Lukianoff correctly recognizes the danger of government power: “Government can threaten funding, immigration status, research grants, and institutional survival itself.” But that’s a reason to oppose government control of colleges, not to demand more of it in the name of reform.
Even if politicians were the obedient followers of FIRE’s commands, it’s hard to see much value in any of FIRE’s feeble legislative accomplishments. Those bans on campus speech zones? Administrators obeying their political rulers simply turned the entire campus into a speech zone with repressive time, place and manner rules. There’s no evidence that any law supported by FIRE has had a long-term beneficial impact on campus free speech. And training politicians to exert control over colleges whenever they perceive a problem has opened a Pandora’s box that cannot be controlled.
FIRE has done enormous good to promote free expression on college campuses in the 21st century by shaming and suing universities that violate it. But the allure of a government cure for campus censorship proved too much even for a libertarian group.
It’s not enough for Lukianoff and FIRE to have benevolent motives and good goals in seeking to end campus censorship. They also have to use the right methods to achieve their aims. Government control can’t be the tool used to pursue better policies—especially when the goal is to defeat censorship.
Other groups have witnessed the evils of the Trump administration and changed their tune about political control.

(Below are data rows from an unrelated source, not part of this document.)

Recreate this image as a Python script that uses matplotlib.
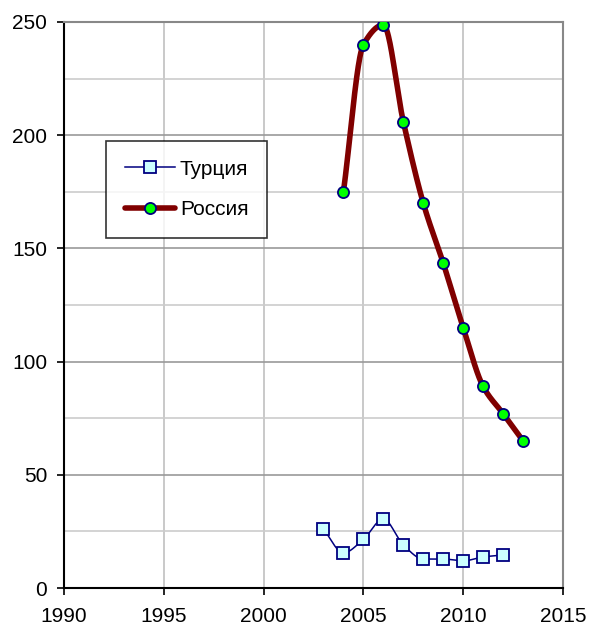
import numpy as np
import matplotlib
matplotlib.use("Agg")
import matplotlib.pyplot as plt
from matplotlib.ticker import MultipleLocator

plt.rcParams['font.family'] = ['Liberation Sans', 'DejaVu Sans']

# --- data
turkey_years = [2003, 2004, 2005, 2006, 2007, 2008, 2009, 2010, 2011, 2012]
turkey_vals = [26, 15.5, 21.5, 30.5, 19, 12.8, 12.8, 12, 13.7, 14.6]
russia_years = [2004, 2005, 2006, 2007, 2008, 2009, 2010, 2011, 2012, 2013]
russia_vals = [175, 240, 248.7, 206, 170, 143.5, 115, 89, 77, 65]


def smooth(xs, ys, n=40):
    # monotone cubic (Fritsch-Carlson) so the peak does not overshoot
    x = np.asarray(xs, float)
    y = np.asarray(ys, float)
    h = np.diff(x)
    d = np.diff(y) / h
    m = np.zeros_like(y)
    m[0], m[-1] = d[0], d[-1]
    for i in range(1, len(y) - 1):
        if d[i - 1] * d[i] <= 0:
            m[i] = 0
        else:
            w1 = 2 * h[i] + h[i - 1]
            w2 = h[i] + 2 * h[i - 1]
            m[i] = (w1 + w2) / (w1 / d[i - 1] + w2 / d[i])
    px, py = [], []
    for i in range(len(x) - 1):
        t = np.linspace(0, 1, n)
        h00 = 2 * t ** 3 - 3 * t ** 2 + 1
        h10 = t ** 3 - 2 * t ** 2 + t
        h01 = -2 * t ** 3 + 3 * t ** 2
        h11 = t ** 3 - t ** 2
        px.append(x[i] + t * h[i])
        py.append(h00 * y[i] + h10 * h[i] * m[i] + h01 * y[i + 1] + h11 * h[i] * m[i + 1])
    return np.concatenate(px), np.concatenate(py)


fig = plt.figure(figsize=(5.91, 6.26), dpi=100)
ax = fig.add_axes([0.1083, 0.0607, 0.8443, 0.9042])

navy = '#000080'

tx, ty = smooth(turkey_years, turkey_vals)
ax.plot(tx, ty, color=navy, lw=1.1, zorder=3)
ax.plot(turkey_years, turkey_vals, ls='none', marker='s', ms=8, mfc='#ccffff', mec=navy, mew=1.3, zorder=4)
ax.plot([], [], color=navy, lw=1.1, marker='s', ms=8, mfc='#ccffff', mec=navy, mew=1.3, label='Турция')

rx, ry = smooth(russia_years, russia_vals)
ax.plot(rx, ry, color='#800000', lw=4, solid_capstyle='round', zorder=3)
ax.plot(russia_years, russia_vals, ls='none', marker='o', ms=8, mfc='#00ff00', mec=navy, mew=1.3, zorder=4)
ax.plot([], [], color='#800000', lw=4, solid_capstyle='round', marker='o', ms=8,
        mfc='#00ff00', mec=navy, mew=1.3, label='Россия')

ax.set_xlim(1990, 2015)
ax.set_ylim(0, 250)
ax.xaxis.set_major_locator(MultipleLocator(5))
ax.yaxis.set_major_locator(MultipleLocator(50))
ax.yaxis.set_minor_locator(MultipleLocator(25))

ax.grid(True, which='major', axis='y', color='#999999', lw=1.2)
ax.grid(True, which='minor', axis='y', color='#cccccc', lw=1.2)
ax.grid(True, which='major', axis='x', color='#c0c0c0', lw=1.2)
ax.set_axisbelow(True)

for s in ('top', 'right'):
    ax.spines[s].set_color('#888888')
    ax.spines[s].set_linewidth(1.5)
for s in ('left', 'bottom'):
    ax.spines[s].set_color('black')
    ax.spines[s].set_linewidth(1.5)

ax.tick_params(which='major', direction='out', length=5, width=1.2, labelsize=15)
ax.tick_params(axis='y', pad=7)
ax.tick_params(axis='x', pad=9)
ax.tick_params(which='minor', length=0)

leg = ax.legend(loc='upper left', bbox_to_anchor=(0.084, 0.79), fontsize=15,
                frameon=True, fancybox=False, edgecolor='black', handlelength=2.4,
                borderpad=0.9, labelspacing=1.05, handletextpad=0.25, borderaxespad=0)
leg.get_frame().set_linewidth(1.2)

fig.savefig('out.png', dpi=100)
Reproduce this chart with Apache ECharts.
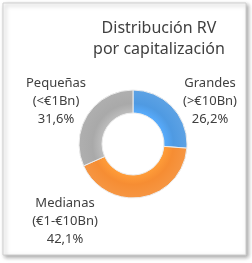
<!DOCTYPE html>
<html><head><meta charset="utf-8">
<script src="https://cdn.jsdelivr.net/npm/echarts@6/dist/echarts.min.js"></script>
<style>html,body{margin:0;padding:0;background:#fff}#c{width:252px;height:263px}</style>
</head><body><div id="c"></div>
<script>
const categories = ['Grandes', 'Medianas', 'Pequeñas'];
const subLabels = ['(>€10Bn)', '(€1-€10Bn)', '(<€1Bn)'];
const values = [26.2, 42.1, 31.6];
const colors = ['#4f9ae2', '#f68d33', '#a9a9a9'];
const titleLines = ['Distribución RV', 'por capitalización'];

const labelPos = {
  'Grandes': [210, 101],
  'Medianas': [65, 221],
  'Pequeñas': [56, 101]
};
const CX = 133, CY = 144, R0 = 31, R1 = 54;

const chart = echarts.init(document.getElementById('c'));
chart.setOption({
  animation: false,
  title: {
    text: titleLines.join('\n'),
    left: 154, top: 13, textAlign: 'center',
    textStyle: { fontFamily: 'Noto Sans', fontSize: 16, fontWeight: 'normal', color: '#404040', lineHeight: 21 }
  },
  graphic: [{
    type: 'rect', z: -10,
    shape: { x: 3, y: 3, width: 243, height: 252 },
    style: { fill: '#fff', stroke: '#cfcfcf', lineWidth: 1, shadowColor: 'rgba(0,0,0,0.35)', shadowBlur: 4, shadowOffsetX: 2, shadowOffsetY: 2 }
  }],
  series: [{
    type: 'pie',
    center: [CX, CY],
    radius: [R0, R1],
    startAngle: 90,
    clockwise: true,
    data: categories.map((c, i) => ({
      name: c, value: values[i],
      itemStyle: {
        color: new echarts.graphic.RadialGradient(CX, CY, R1, [
          { offset: R0 / R1, color: echarts.color.lift(colors[i], -0.12) },
          { offset: 0.75, color: colors[i] },
          { offset: 1, color: echarts.color.lift(colors[i], 0.08) }
        ], true)
      }
    })),
    itemStyle: { borderColor: '#ececec', borderWidth: 1 },
    label: {
      show: true,
      position: 'outside',
      overflow: 'none',
      width: 120,
      formatter: p => p.name + '\n' + subLabels[p.dataIndex] + '\n' + p.value.toFixed(1).replace('.', ',') + '%',
      fontFamily: 'Noto Sans', fontSize: 13, color: '#404040', lineHeight: 18, align: 'center'
    },
    labelLine: { show: false },
    labelLayout: p => {
      const pos = labelPos[categories[p.dataIndex]];
      return { x: pos[0], y: pos[1], align: 'center', verticalAlign: 'middle' };
    },
    emphasis: { disabled: true }
  }]
});
</script></body></html>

Heterodox Academy hired FIRE’s former legislative director, Joe Cohn, in 2024 to head up a new policy team with its own legislative agenda, and in the first days of the new Trump administration Heterodox Academy wrote a letter to Trump, praising how he “rightly championed free speech on college campuses.”

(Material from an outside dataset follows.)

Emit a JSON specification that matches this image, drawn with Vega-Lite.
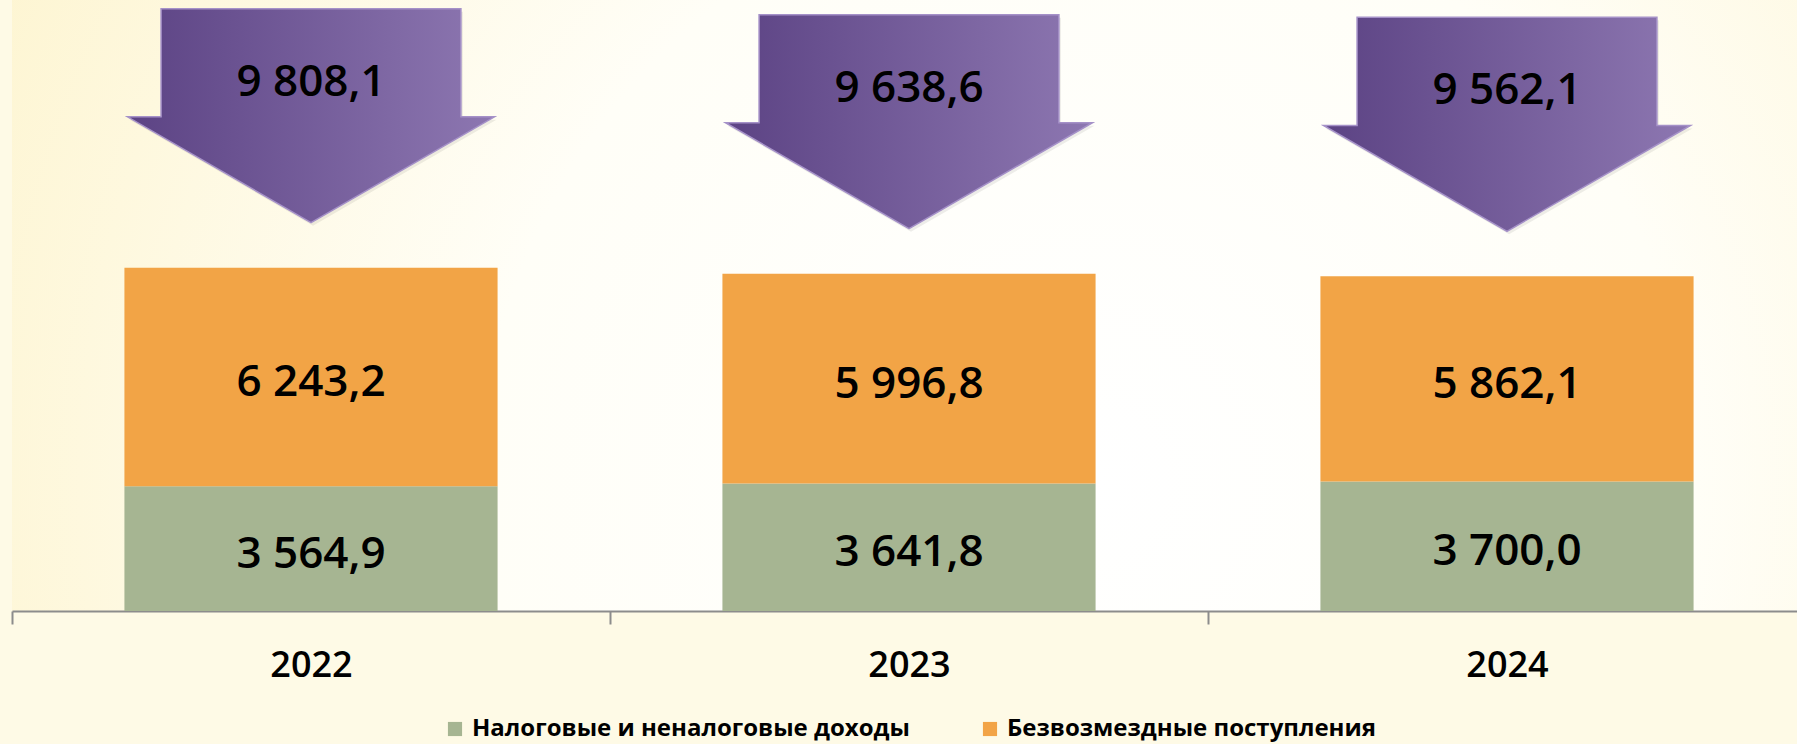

To its credit, Heterodox Academy last fall quickly made a sharp U-turn. It decided to eliminate its policy approach and pursue reforms the right way: by persuading colleges to adopt changes rather than asking politicians to force them on higher education.

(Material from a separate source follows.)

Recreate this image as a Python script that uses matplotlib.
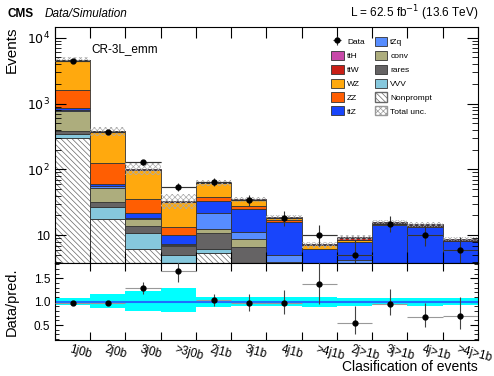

Perhaps if FIRE gave up on the false dream of campus utopias imposed by our glorious political leaders, it could focus on real ways to improve free expression: tenure, shared governance, the right to organize and similar measures that limit administrative power. FIRE could ask colleges to adopt the core policies and procedures of the AAUP.
FIRE’s legislative team is still essential—to fight against all of the terrible laws that FIRE’s Republican friends have been proposing and passing, and to propose new laws that limit political interference in higher education and stop government censorship.
In rare circumstances legislative intervention can be useful, when it’s necessary to restore basic rights that the courts have overturned. The Student Press Law Center’s New Voices legislation protects student press rights that the Supreme Court eliminated.
But real reform is difficult. It requires years of work, long-term education to change hearts and minds, and policies and practices. Government-imposed “reform” is a menace that can’t be controlled, one that fails to create the true conditions for improving higher education and has the capacity for unprecedented destruction and repression that we have all witnessed.
No credible advocate of free expression can look at the torrent of government censorship in the past year and proudly declare that now we need more government action to liberate higher education. Perhaps Lukianoff will reconsider FIRE’s plans in light of its own ominous data and finally admit the hard truth about the monster of government control.